* _Written request_
Output the full listing below exactly, without the pictures.

* _Data shown_
--- start ---

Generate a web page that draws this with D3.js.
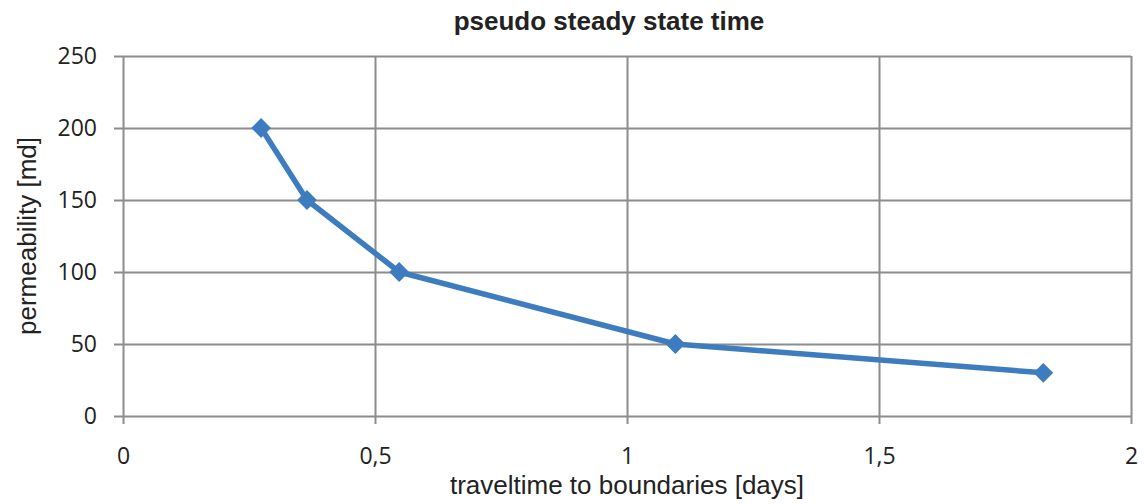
<!DOCTYPE html>
<html>
<head>
<meta charset="utf-8">
<script src="https://cdn.jsdelivr.net/npm/d3@7"></script>
<style>
  html, body { margin: 0; padding: 0; background: #fff; }
  svg { display: block; }
</style>
</head>
<body>
<svg id="chart" width="1144" height="504"></svg>
<script>
// Travel time to the reservoir boundaries for each permeability case
const travelTimeDays = [0.274, 0.365, 0.548, 1.096, 1.826];
const permeabilityMd = [200, 150, 100, 50, 30];
const xTickValues = [0, 0.5, 1, 1.5, 2];
const xTickLabels = ["0", "0,5", "1", "1,5", "2"];
const yTickValues = [0, 50, 100, 150, 200, 250];
const yTickLabels = ["0", "50", "100", "150", "200", "250"];

const W = 1144, H = 504;
const margin = { left: 123, right: 13, top: 56, bottom: 88 };
const svg = d3.select("#chart");

const x = d3.scaleLinear().domain([0, 2]).range([margin.left, W - margin.right]);
const y = d3.scaleLinear().domain([0, 250]).range([H - margin.bottom, margin.top]);

const gridColor = "#8c8c8c";
const tickFont = "'Open Sans', 'DejaVu Sans', sans-serif";
const labelFont = "'Liberation Sans', Arial, sans-serif";

// Horizontal gridlines with short outside ticks
const yAxis = d3.axisLeft(y)
  .tickValues(yTickValues)
  .tickFormat((d, i) => yTickLabels[i])
  .tickSize(-(x.range()[1] - x.range()[0]))
  .tickSizeOuter(0)
  .tickPadding(26);
const gy = svg.append("g").attr("transform", `translate(${margin.left},0)`).call(yAxis);
gy.select(".domain").remove();
gy.selectAll(".tick line").attr("stroke", gridColor).attr("stroke-width", 2)
  .attr("x1", -9);
gy.selectAll(".tick text")
  .attr("fill", "#222").style("font-family", tickFont).style("font-size", "23px");

// Vertical gridlines with short outside ticks
const xAxis = d3.axisBottom(x)
  .tickValues(xTickValues)
  .tickFormat((d, i) => xTickLabels[i])
  .tickSize(-(y.range()[0] - y.range()[1]))
  .tickSizeOuter(0)
  .tickPadding(32);
const gx = svg.append("g").attr("transform", `translate(0,${H - margin.bottom})`).call(xAxis);
gx.select(".domain").remove();
gx.selectAll(".tick line").attr("stroke", gridColor).attr("stroke-width", 2)
  .attr("y1", 8);
gx.selectAll(".tick text")
  .attr("fill", "#222").style("font-family", tickFont).style("font-size", "23px");

// Data series
const pts = travelTimeDays.map((t, i) => [t, permeabilityMd[i]]);
const line = d3.line().x(d => x(d[0])).y(d => y(d[1]));
const blue = "#3d7dbf";
svg.append("path").datum(pts)
  .attr("d", line).attr("fill", "none")
  .attr("stroke", blue).attr("stroke-width", 5.5).attr("stroke-linejoin", "round");

svg.append("g").selectAll("path").data(pts).join("path")
  .attr("d", d3.symbol().type(d3.symbolDiamond2).size(250))
  .attr("transform", d => `translate(${x(d[0])},${y(d[1])})`)
  .attr("fill", blue);

// Titles
svg.append("text")
  .attr("x", 609).attr("y", 30)
  .attr("text-anchor", "middle")
  .style("font-family", labelFont).style("font-weight", "bold").style("font-size", "26px")
  .attr("fill", "#222")
  .text("pseudo steady state time");

svg.append("text")
  .attr("x", x(1)).attr("y", 494)
  .attr("text-anchor", "middle")
  .style("font-family", labelFont).style("font-size", "26px")
  .attr("fill", "#222")
  .text("traveltime to boundaries [days]");

svg.append("text")
  .attr("transform", `translate(36,${y(125)}) rotate(-90)`)
  .attr("text-anchor", "middle")
  .style("font-family", labelFont).style("font-size", "26px")
  .attr("fill", "#222")
  .text("permeability [md]");
</script>
</body>
</html>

--- end ---

* _Expected answer_
Generate a web page that draws this with D3.js.
<!DOCTYPE html>
<html>
<head>
<meta charset="utf-8">
<script src="https://cdn.jsdelivr.net/npm/d3@7"></script>
<style>
  html, body { margin: 0; padding: 0; background: #fff; }
  svg { display: block; }
</style>
</head>
<body>
<svg id="chart" width="1144" height="504"></svg>
<script>
// Travel time to the reservoir boundaries for each permeability case
const travelTimeDays = [0.274, 0.365, 0.548, 1.096, 1.826];
const permeabilityMd = [200, 150, 100, 50, 30];
const xTickValues = [0, 0.5, 1, 1.5, 2];
const xTickLabels = ["0", "0,5", "1", "1,5", "2"];
const yTickValues = [0, 50, 100, 150, 200, 250];
const yTickLabels = ["0", "50", "100", "150", "200", "250"];

const W = 1144, H = 504;
const margin = { left: 123, right: 13, top: 56, bottom: 88 };
const svg = d3.select("#chart");

const x = d3.scaleLinear().domain([0, 2]).range([margin.left, W - margin.right]);
const y = d3.scaleLinear().domain([0, 250]).range([H - margin.bottom, margin.top]);

const gridColor = "#8c8c8c";
const tickFont = "'Open Sans', 'DejaVu Sans', sans-serif";
const labelFont = "'Liberation Sans', Arial, sans-serif";

// Horizontal gridlines with short outside ticks
const yAxis = d3.axisLeft(y)
  .tickValues(yTickValues)
  .tickFormat((d, i) => yTickLabels[i])
  .tickSize(-(x.range()[1] - x.range()[0]))
  .tickSizeOuter(0)
  .tickPadding(26);
const gy = svg.append("g").attr("transform", `translate(${margin.left},0)`).call(yAxis);
gy.select(".domain").remove();
gy.selectAll(".tick line").attr("stroke", gridColor).attr("stroke-width", 2)
  .attr("x1", -9);
gy.selectAll(".tick text")
  .attr("fill", "#222").style("font-family", tickFont).style("font-size", "23px");

// Vertical gridlines with short outside ticks
const xAxis = d3.axisBottom(x)
  .tickValues(xTickValues)
  .tickFormat((d, i) => xTickLabels[i])
  .tickSize(-(y.range()[0] - y.range()[1]))
  .tickSizeOuter(0)
  .tickPadding(32);
const gx = svg.append("g").attr("transform", `translate(0,${H - margin.bottom})`).call(xAxis);
gx.select(".domain").remove();
gx.selectAll(".tick line").attr("stroke", gridColor).attr("stroke-width", 2)
  .attr("y1", 8);
gx.selectAll(".tick text")
  .attr("fill", "#222").style("font-family", tickFont).style("font-size", "23px");

// Data series
const pts = travelTimeDays.map((t, i) => [t, permeabilityMd[i]]);
const line = d3.line().x(d => x(d[0])).y(d => y(d[1]));
const blue = "#3d7dbf";
svg.append("path").datum(pts)
  .attr("d", line).attr("fill", "none")
  .attr("stroke", blue).attr("stroke-width", 5.5).attr("stroke-linejoin", "round");

svg.append("g").selectAll("path").data(pts).join("path")
  .attr("d", d3.symbol().type(d3.symbolDiamond2).size(250))
  .attr("transform", d => `translate(${x(d[0])},${y(d[1])})`)
  .attr("fill", blue);

// Titles
svg.append("text")
  .attr("x", 609).attr("y", 30)
  .attr("text-anchor", "middle")
  .style("font-family", labelFont).style("font-weight", "bold").style("font-size", "26px")
  .attr("fill", "#222")
  .text("pseudo steady state time");

svg.append("text")
  .attr("x", x(1)).attr("y", 494)
  .attr("text-anchor", "middle")
  .style("font-family", labelFont).style("font-size", "26px")
  .attr("fill", "#222")
  .text("traveltime to boundaries [days]");

svg.append("text")
  .attr("transform", `translate(36,${y(125)}) rotate(-90)`)
  .attr("text-anchor", "middle")
  .style("font-family", labelFont).style("font-size", "26px")
  .attr("fill", "#222")
  .text("permeability [md]");
</script>
</body>
</html>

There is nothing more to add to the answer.